Provide an exact copy of the data, excluding the images.

--- Start of Data lines ---

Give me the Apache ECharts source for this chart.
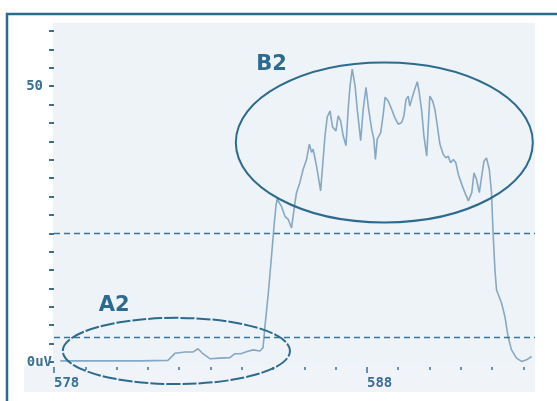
<!DOCTYPE html>
<html lang="en" style="height:100%">
<head>
    <meta charset="UTF-8">
    <title>A2 / B2</title>
    <script src="https://cdn.jsdelivr.net/npm/echarts@6/dist/echarts.min.js"></script>
</head>
<body style="height:100%;margin:0;background:#fff">
<div id="main" style="width:557px;height:401px;"></div>
<script type="text/javascript">
    // wavelength (nm) and signal
    var wavelength = [578.2, 579.47, 580.75, 581.64, 581.87, 582.19, 582.44, 582.60, 582.76, 582.98,
        583.30, 583.62, 583.78, 583.97, 584.17, 584.36, 584.58, 584.68, 584.74, 584.85,
        584.96, 585.03, 585.09, 585.13, 585.27, 585.38, 585.49, 585.59, 585.70, 585.75,
        585.86, 585.96, 586.07, 586.16, 586.23, 586.28, 586.39, 586.52, 586.60, 586.66,
        586.73, 586.82, 586.90, 587.01, 587.08, 587.16, 587.24, 587.33, 587.40, 587.46,
        587.53, 587.62, 587.69, 587.80, 587.88, 587.97, 588.04, 588.15, 588.22, 588.27,
        588.33, 588.44, 588.52, 588.58, 588.68, 588.79, 588.89, 589.00, 589.11, 589.18,
        589.25, 589.32, 589.37, 589.46, 589.53, 589.61, 589.67, 589.75, 589.82, 589.91,
        589.96, 590.01, 590.10, 590.17, 590.25, 590.33, 590.44, 590.52, 590.60, 590.67,
        590.76, 590.84, 590.92, 591.03, 591.13, 591.24, 591.35, 591.42, 591.50, 591.59,
        591.66, 591.74, 591.82, 591.91, 591.98, 592.03, 592.09, 592.14, 592.30, 592.41,
        592.51, 592.62, 592.78, 592.94, 593.10, 593.26];
    var signal = [0.2, 0.2, 0.2, 0.3, 1.6, 1.8, 1.8, 2.4, 1.5, 0.6,
        0.7, 0.8, 1.5, 1.5, 1.9, 2.2, 2.0, 2.6, 6.4, 12.6,
        19.8, 24.6, 28.2, 29.5, 28.2, 26.4, 25.8, 24.3, 28.9, 30.7,
        32.6, 34.9, 36.7, 39.5, 38.0, 38.6, 35.5, 31.0, 36.7, 41.0,
        44.4, 45.5, 42.6, 41.9, 44.6, 43.7, 41.0, 39.2, 45.8, 50.1,
        53.1, 50.1, 45.8, 40.1, 45.8, 49.8, 46.4, 42.2, 40.4, 36.7,
        40.4, 41.6, 44.9, 48.0, 47.3, 45.8, 44.3, 43.1, 43.4, 44.6,
        47.6, 48.2, 46.4, 48.2, 49.5, 50.8, 48.9, 45.5, 41.0, 37.3,
        42.8, 48.2, 47.3, 45.8, 42.8, 39.5, 37.6, 37.0, 37.3, 36.1,
        36.7, 36.1, 34.0, 32.2, 30.7, 29.2, 30.7, 34.3, 33.1, 30.7,
        33.4, 36.4, 37.0, 34.9, 30.7, 23.5, 16.7, 13.1, 10.7, 8.2,
        4.6, 2.2, 0.7, 0.1, 0.4, 1.0];
    var thresholds = [23.3, 4.4];
    var xMajorTicks = [578, 588];
    var xMinorTicks = [579, 580, 581, 582, 583, 584, 585, 586, 587, 589, 590, 591, 592, 593];
    var yLabelValues = [0, 50];

    // region annotations (data coordinates: x range, y range)
    var regions = [
        {name: 'A2', x: [578.28, 585.54], y: [-4.0, 8.0], label: [579.92, 10.15], dashed: true},
        {name: 'B2', x: [583.81, 593.30], y: [25.3, 54.3], label: [584.95, 54.0], dashed: false}
    ];

    var ink = '#2c6b8e';
    var textInk = '#3b7093';
    var axisFont = {fontFamily: 'DejaVu Sans Mono', fontWeight: 'bold', fontSize: 14, color: textInk};

    var myChart = echarts.init(document.getElementById('main'));
    var option = {
        animation: false,
        grid: {left: 54, right: 22, top: 31, bottom: 39},
        xAxis: [
            {
                type: 'value', min: 578, max: 593.37, position: 'bottom', offset: 5,
                axisLine: {show: false, onZero: false},
                axisTick: {show: true, customValues: xMinorTicks, length: 3,
                    lineStyle: {color: textInk, width: 1.5}},
                axisLabel: {show: false},
                splitLine: {show: false}
            },
            {
                type: 'value', min: 578, max: 593.37, position: 'bottom', offset: 5,
                axisLine: {show: false, onZero: false},
                axisTick: {show: true, customValues: xMajorTicks, length: 6,
                    lineStyle: {color: textInk, width: 1.5}},
                axisLabel: Object.assign({customValues: xMajorTicks, align: 'left', margin: 9}, axisFont),
                splitLine: {show: false}
            }
        ],
        yAxis: {
            type: 'value', min: 0, max: 60, interval: 10 / 3,
            axisLine: {show: false},
            axisTick: {show: true, length: 5, lineStyle: {color: textInk, width: 2}},
            axisLabel: Object.assign({
                customValues: yLabelValues,
                margin: 2,
                formatter: function (v) {
                    return v === 0 ? '{z|0uV}' : '{n|' + v + '}';
                },
                rich: {
                    z: axisFont,
                    n: Object.assign({padding: [0, 9, 0, 0]}, axisFont)
                }
            }, axisFont),
            splitLine: {show: false}
        },
        series: [{
            type: 'line',
            xAxisIndex: 0,
            showSymbol: false,
            data: wavelength.map(function (w, i) { return [w, signal[i]]; }),
            lineStyle: {color: '#86a8c3', width: 1.6},
            markLine: {
                silent: true,
                symbol: 'none',
                label: {show: false},
                lineStyle: {color: '#3a7498', width: 1.4, type: [6, 4]},
                data: thresholds.map(function (t) { return {yAxis: t}; })
            },
            z: 3
        }]
    };
    myChart.setOption(option);

    // background panels, frame and region ellipses
    var graphics = [
        {type: 'rect', z: -30, silent: true, shape: {x: 7, y: 14, width: 580, height: 420},
            style: {fill: '#ffffff', stroke: '#2b6b8c', lineWidth: 2.5}},
        {type: 'rect', z: -20, silent: true, shape: {x: 53, y: 23, width: 482, height: 342},
            style: {fill: '#eef3f8'}},
        {type: 'rect', z: -20, silent: true, shape: {x: 24, y: 365, width: 511, height: 27},
            style: {fill: '#f0f4f8'}}
    ];
    regions.forEach(function (r) {
        var p0 = myChart.convertToPixel({gridIndex: 0}, [r.x[0], r.y[0]]);
        var p1 = myChart.convertToPixel({gridIndex: 0}, [r.x[1], r.y[1]]);
        var lp = myChart.convertToPixel({gridIndex: 0}, r.label);
        graphics.push({
            type: 'ellipse', z: 10, silent: true,
            shape: {cx: (p0[0] + p1[0]) / 2, cy: (p0[1] + p1[1]) / 2,
                rx: Math.abs(p1[0] - p0[0]) / 2, ry: Math.abs(p1[1] - p0[1]) / 2},
            style: {fill: 'none', stroke: ink, lineWidth: 2, lineDash: r.dashed ? [14, 2] : null}
        });
        graphics.push({
            type: 'text', z: 10, silent: true, x: lp[0], y: lp[1],
            style: {text: r.name, align: 'center', verticalAlign: 'middle',
                font: 'bold 21px "DejaVu Sans"', fill: ink}
        });
    });
    myChart.setOption({graphic: graphics});
</script>
</body>
</html>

--- End of Data lines ---

Exercise solution:
Give me the Apache ECharts source for this chart.
<!DOCTYPE html>
<html lang="en" style="height:100%">
<head>
    <meta charset="UTF-8">
    <title>A2 / B2</title>
    <script src="https://cdn.jsdelivr.net/npm/echarts@6/dist/echarts.min.js"></script>
</head>
<body style="height:100%;margin:0;background:#fff">
<div id="main" style="width:557px;height:401px;"></div>
<script type="text/javascript">
    // wavelength (nm) and signal
    var wavelength = [578.2, 579.47, 580.75, 581.64, 581.87, 582.19, 582.44, 582.60, 582.76, 582.98,
        583.30, 583.62, 583.78, 583.97, 584.17, 584.36, 584.58, 584.68, 584.74, 584.85,
        584.96, 585.03, 585.09, 585.13, 585.27, 585.38, 585.49, 585.59, 585.70, 585.75,
        585.86, 585.96, 586.07, 586.16, 586.23, 586.28, 586.39, 586.52, 586.60, 586.66,
        586.73, 586.82, 586.90, 587.01, 587.08, 587.16, 587.24, 587.33, 587.40, 587.46,
        587.53, 587.62, 587.69, 587.80, 587.88, 587.97, 588.04, 588.15, 588.22, 588.27,
        588.33, 588.44, 588.52, 588.58, 588.68, 588.79, 588.89, 589.00, 589.11, 589.18,
        589.25, 589.32, 589.37, 589.46, 589.53, 589.61, 589.67, 589.75, 589.82, 589.91,
        589.96, 590.01, 590.10, 590.17, 590.25, 590.33, 590.44, 590.52, 590.60, 590.67,
        590.76, 590.84, 590.92, 591.03, 591.13, 591.24, 591.35, 591.42, 591.50, 591.59,
        591.66, 591.74, 591.82, 591.91, 591.98, 592.03, 592.09, 592.14, 592.30, 592.41,
        592.51, 592.62, 592.78, 592.94, 593.10, 593.26];
    var signal = [0.2, 0.2, 0.2, 0.3, 1.6, 1.8, 1.8, 2.4, 1.5, 0.6,
        0.7, 0.8, 1.5, 1.5, 1.9, 2.2, 2.0, 2.6, 6.4, 12.6,
        19.8, 24.6, 28.2, 29.5, 28.2, 26.4, 25.8, 24.3, 28.9, 30.7,
        32.6, 34.9, 36.7, 39.5, 38.0, 38.6, 35.5, 31.0, 36.7, 41.0,
        44.4, 45.5, 42.6, 41.9, 44.6, 43.7, 41.0, 39.2, 45.8, 50.1,
        53.1, 50.1, 45.8, 40.1, 45.8, 49.8, 46.4, 42.2, 40.4, 36.7,
        40.4, 41.6, 44.9, 48.0, 47.3, 45.8, 44.3, 43.1, 43.4, 44.6,
        47.6, 48.2, 46.4, 48.2, 49.5, 50.8, 48.9, 45.5, 41.0, 37.3,
        42.8, 48.2, 47.3, 45.8, 42.8, 39.5, 37.6, 37.0, 37.3, 36.1,
        36.7, 36.1, 34.0, 32.2, 30.7, 29.2, 30.7, 34.3, 33.1, 30.7,
        33.4, 36.4, 37.0, 34.9, 30.7, 23.5, 16.7, 13.1, 10.7, 8.2,
        4.6, 2.2, 0.7, 0.1, 0.4, 1.0];
    var thresholds = [23.3, 4.4];
    var xMajorTicks = [578, 588];
    var xMinorTicks = [579, 580, 581, 582, 583, 584, 585, 586, 587, 589, 590, 591, 592, 593];
    var yLabelValues = [0, 50];

    // region annotations (data coordinates: x range, y range)
    var regions = [
        {name: 'A2', x: [578.28, 585.54], y: [-4.0, 8.0], label: [579.92, 10.15], dashed: true},
        {name: 'B2', x: [583.81, 593.30], y: [25.3, 54.3], label: [584.95, 54.0], dashed: false}
    ];

    var ink = '#2c6b8e';
    var textInk = '#3b7093';
    var axisFont = {fontFamily: 'DejaVu Sans Mono', fontWeight: 'bold', fontSize: 14, color: textInk};

    var myChart = echarts.init(document.getElementById('main'));
    var option = {
        animation: false,
        grid: {left: 54, right: 22, top: 31, bottom: 39},
        xAxis: [
            {
                type: 'value', min: 578, max: 593.37, position: 'bottom', offset: 5,
                axisLine: {show: false, onZero: false},
                axisTick: {show: true, customValues: xMinorTicks, length: 3,
                    lineStyle: {color: textInk, width: 1.5}},
                axisLabel: {show: false},
                splitLine: {show: false}
            },
            {
                type: 'value', min: 578, max: 593.37, position: 'bottom', offset: 5,
                axisLine: {show: false, onZero: false},
                axisTick: {show: true, customValues: xMajorTicks, length: 6,
                    lineStyle: {color: textInk, width: 1.5}},
                axisLabel: Object.assign({customValues: xMajorTicks, align: 'left', margin: 9}, axisFont),
                splitLine: {show: false}
            }
        ],
        yAxis: {
            type: 'value', min: 0, max: 60, interval: 10 / 3,
            axisLine: {show: false},
            axisTick: {show: true, length: 5, lineStyle: {color: textInk, width: 2}},
            axisLabel: Object.assign({
                customValues: yLabelValues,
                margin: 2,
                formatter: function (v) {
                    return v === 0 ? '{z|0uV}' : '{n|' + v + '}';
                },
                rich: {
                    z: axisFont,
                    n: Object.assign({padding: [0, 9, 0, 0]}, axisFont)
                }
            }, axisFont),
            splitLine: {show: false}
        },
        series: [{
            type: 'line',
            xAxisIndex: 0,
            showSymbol: false,
            data: wavelength.map(function (w, i) { return [w, signal[i]]; }),
            lineStyle: {color: '#86a8c3', width: 1.6},
            markLine: {
                silent: true,
                symbol: 'none',
                label: {show: false},
                lineStyle: {color: '#3a7498', width: 1.4, type: [6, 4]},
                data: thresholds.map(function (t) { return {yAxis: t}; })
            },
            z: 3
        }]
    };
    myChart.setOption(option);

    // background panels, frame and region ellipses
    var graphics = [
        {type: 'rect', z: -30, silent: true, shape: {x: 7, y: 14, width: 580, height: 420},
            style: {fill: '#ffffff', stroke: '#2b6b8c', lineWidth: 2.5}},
        {type: 'rect', z: -20, silent: true, shape: {x: 53, y: 23, width: 482, height: 342},
            style: {fill: '#eef3f8'}},
        {type: 'rect', z: -20, silent: true, shape: {x: 24, y: 365, width: 511, height: 27},
            style: {fill: '#f0f4f8'}}
    ];
    regions.forEach(function (r) {
        var p0 = myChart.convertToPixel({gridIndex: 0}, [r.x[0], r.y[0]]);
        var p1 = myChart.convertToPixel({gridIndex: 0}, [r.x[1], r.y[1]]);
        var lp = myChart.convertToPixel({gridIndex: 0}, r.label);
        graphics.push({
            type: 'ellipse', z: 10, silent: true,
            shape: {cx: (p0[0] + p1[0]) / 2, cy: (p0[1] + p1[1]) / 2,
                rx: Math.abs(p1[0] - p0[0]) / 2, ry: Math.abs(p1[1] - p0[1]) / 2},
            style: {fill: 'none', stroke: ink, lineWidth: 2, lineDash: r.dashed ? [14, 2] : null}
        });
        graphics.push({
            type: 'text', z: 10, silent: true, x: lp[0], y: lp[1],
            style: {text: r.name, align: 'center', verticalAlign: 'middle',
                font: 'bold 21px "DejaVu Sans"', fill: ink}
        });
    });
    myChart.setOption({graphic: graphics});
</script>
</body>
</html>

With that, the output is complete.